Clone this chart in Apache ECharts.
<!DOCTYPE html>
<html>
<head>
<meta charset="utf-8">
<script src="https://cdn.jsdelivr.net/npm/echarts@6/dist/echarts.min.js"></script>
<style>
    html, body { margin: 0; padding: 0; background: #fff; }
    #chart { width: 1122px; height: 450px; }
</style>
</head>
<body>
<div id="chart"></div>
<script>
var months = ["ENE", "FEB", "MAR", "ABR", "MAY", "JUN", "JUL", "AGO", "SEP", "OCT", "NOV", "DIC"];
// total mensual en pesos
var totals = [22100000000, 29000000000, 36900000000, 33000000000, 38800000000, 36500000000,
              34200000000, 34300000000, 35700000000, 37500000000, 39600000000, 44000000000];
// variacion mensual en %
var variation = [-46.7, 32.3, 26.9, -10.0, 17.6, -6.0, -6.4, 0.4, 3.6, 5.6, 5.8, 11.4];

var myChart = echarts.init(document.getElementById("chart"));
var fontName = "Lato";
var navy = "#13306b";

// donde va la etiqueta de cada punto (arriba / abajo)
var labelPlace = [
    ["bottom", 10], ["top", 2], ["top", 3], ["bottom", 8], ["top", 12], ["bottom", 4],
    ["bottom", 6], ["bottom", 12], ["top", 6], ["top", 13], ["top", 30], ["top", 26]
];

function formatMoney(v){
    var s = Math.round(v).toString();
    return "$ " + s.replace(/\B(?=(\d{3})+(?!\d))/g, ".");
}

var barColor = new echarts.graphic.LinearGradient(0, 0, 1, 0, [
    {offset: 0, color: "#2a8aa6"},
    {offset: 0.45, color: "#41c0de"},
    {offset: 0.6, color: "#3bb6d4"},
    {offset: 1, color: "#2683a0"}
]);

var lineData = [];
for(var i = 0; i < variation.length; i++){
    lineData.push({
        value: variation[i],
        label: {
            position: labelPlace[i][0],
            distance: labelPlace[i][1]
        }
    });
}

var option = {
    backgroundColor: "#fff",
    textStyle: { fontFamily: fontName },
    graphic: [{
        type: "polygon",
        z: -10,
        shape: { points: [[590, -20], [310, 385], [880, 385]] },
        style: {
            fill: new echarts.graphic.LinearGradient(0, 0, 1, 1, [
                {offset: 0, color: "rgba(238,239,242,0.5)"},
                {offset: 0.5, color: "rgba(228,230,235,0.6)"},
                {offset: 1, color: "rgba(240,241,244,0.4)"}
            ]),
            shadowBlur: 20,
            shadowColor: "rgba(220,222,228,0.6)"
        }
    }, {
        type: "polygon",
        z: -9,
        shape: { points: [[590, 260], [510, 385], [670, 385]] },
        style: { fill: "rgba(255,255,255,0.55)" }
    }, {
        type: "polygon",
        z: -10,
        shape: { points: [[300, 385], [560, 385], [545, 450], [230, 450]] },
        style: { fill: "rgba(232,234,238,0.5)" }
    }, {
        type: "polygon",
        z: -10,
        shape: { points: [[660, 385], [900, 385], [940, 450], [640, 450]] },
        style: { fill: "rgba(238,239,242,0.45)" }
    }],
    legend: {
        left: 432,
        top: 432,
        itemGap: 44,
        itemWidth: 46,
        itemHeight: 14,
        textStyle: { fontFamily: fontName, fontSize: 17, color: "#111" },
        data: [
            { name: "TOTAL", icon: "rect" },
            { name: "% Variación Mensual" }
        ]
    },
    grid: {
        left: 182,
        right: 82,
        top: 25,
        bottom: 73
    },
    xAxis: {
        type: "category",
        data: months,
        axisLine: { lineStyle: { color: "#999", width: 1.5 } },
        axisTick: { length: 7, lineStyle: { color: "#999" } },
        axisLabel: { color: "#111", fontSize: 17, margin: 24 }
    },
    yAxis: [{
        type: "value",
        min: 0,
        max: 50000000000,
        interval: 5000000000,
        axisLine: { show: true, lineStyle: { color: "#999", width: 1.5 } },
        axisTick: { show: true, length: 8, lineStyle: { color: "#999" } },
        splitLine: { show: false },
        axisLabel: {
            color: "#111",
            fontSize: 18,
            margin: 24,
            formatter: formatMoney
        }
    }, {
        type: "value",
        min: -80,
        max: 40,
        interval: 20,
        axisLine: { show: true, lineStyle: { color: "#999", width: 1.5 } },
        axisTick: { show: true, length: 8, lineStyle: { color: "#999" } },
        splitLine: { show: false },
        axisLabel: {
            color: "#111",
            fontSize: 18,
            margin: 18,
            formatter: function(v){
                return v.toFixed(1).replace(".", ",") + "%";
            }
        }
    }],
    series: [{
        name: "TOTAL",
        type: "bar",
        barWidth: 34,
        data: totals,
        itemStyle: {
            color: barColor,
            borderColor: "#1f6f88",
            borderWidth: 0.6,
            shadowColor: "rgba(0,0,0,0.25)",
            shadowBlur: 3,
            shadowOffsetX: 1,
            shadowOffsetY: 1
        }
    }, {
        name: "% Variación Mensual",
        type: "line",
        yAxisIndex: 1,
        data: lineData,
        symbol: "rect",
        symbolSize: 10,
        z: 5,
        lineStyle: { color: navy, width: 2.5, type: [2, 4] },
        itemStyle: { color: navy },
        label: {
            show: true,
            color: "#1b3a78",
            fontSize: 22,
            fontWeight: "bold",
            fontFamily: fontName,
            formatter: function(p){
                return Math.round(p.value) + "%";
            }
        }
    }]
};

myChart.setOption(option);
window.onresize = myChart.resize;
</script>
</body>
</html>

++++

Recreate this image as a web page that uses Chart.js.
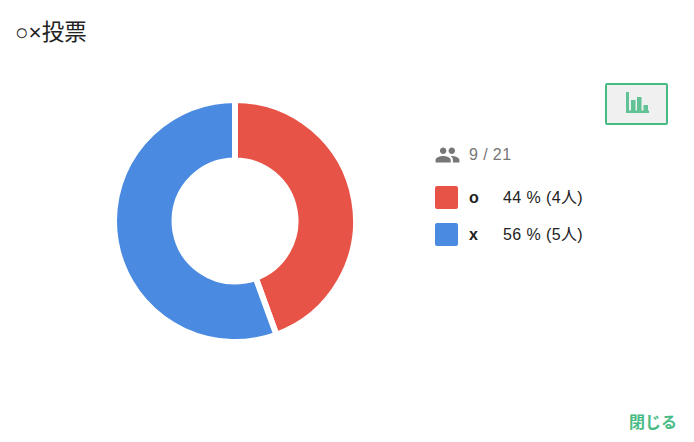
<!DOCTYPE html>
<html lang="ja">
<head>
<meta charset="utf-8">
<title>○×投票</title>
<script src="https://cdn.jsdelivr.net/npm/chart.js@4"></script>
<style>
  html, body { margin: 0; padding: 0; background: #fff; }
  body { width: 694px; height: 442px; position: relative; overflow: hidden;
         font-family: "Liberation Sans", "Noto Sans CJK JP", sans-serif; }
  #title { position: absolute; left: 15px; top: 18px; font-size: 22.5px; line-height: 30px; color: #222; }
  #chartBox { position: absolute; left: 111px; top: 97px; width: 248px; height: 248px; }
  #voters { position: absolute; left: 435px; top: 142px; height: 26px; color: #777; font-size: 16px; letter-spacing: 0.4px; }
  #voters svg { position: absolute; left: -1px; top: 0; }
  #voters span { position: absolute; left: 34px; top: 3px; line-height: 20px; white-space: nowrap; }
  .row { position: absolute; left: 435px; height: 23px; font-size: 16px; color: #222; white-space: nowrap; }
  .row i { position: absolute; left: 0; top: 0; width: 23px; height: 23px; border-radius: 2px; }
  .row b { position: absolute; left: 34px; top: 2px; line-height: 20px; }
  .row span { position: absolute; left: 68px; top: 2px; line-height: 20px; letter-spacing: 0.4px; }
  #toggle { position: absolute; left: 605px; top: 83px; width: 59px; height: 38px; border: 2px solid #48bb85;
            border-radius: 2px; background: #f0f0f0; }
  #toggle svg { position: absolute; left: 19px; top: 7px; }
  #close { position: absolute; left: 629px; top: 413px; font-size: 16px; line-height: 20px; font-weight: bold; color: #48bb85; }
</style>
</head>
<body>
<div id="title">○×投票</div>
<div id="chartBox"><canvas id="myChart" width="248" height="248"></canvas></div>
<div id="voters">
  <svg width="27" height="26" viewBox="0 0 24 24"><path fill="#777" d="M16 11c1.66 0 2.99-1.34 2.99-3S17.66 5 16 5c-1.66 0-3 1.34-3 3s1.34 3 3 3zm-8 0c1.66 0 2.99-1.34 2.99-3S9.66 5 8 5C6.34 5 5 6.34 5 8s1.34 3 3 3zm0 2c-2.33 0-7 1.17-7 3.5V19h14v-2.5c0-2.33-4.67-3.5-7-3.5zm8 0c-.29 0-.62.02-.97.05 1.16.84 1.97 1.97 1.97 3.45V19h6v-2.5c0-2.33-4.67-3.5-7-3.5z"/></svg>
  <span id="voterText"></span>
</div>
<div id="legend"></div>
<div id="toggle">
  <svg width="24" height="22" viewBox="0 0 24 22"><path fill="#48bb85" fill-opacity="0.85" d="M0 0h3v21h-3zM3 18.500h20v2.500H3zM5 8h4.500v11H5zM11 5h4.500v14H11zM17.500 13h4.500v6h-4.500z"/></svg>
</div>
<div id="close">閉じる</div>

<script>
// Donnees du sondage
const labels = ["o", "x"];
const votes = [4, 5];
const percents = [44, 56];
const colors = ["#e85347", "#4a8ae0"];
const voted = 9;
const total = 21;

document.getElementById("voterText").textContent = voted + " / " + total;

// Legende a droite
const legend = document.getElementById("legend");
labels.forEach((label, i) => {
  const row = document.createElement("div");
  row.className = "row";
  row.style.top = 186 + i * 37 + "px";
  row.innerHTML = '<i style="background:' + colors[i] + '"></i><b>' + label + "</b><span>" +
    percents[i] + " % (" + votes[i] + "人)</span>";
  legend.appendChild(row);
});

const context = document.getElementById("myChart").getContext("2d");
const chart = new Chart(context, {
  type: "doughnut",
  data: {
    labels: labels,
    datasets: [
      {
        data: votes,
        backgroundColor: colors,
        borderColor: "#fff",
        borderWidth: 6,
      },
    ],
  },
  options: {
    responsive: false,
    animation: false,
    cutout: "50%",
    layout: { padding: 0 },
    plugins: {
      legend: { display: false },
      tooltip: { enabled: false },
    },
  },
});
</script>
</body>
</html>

++++

:: Work to do ::
Your task is to collect every line above that contains the word "this".

:: Task response ::
Clone this chart in Apache ECharts.
Recreate this image as a web page that uses Chart.js.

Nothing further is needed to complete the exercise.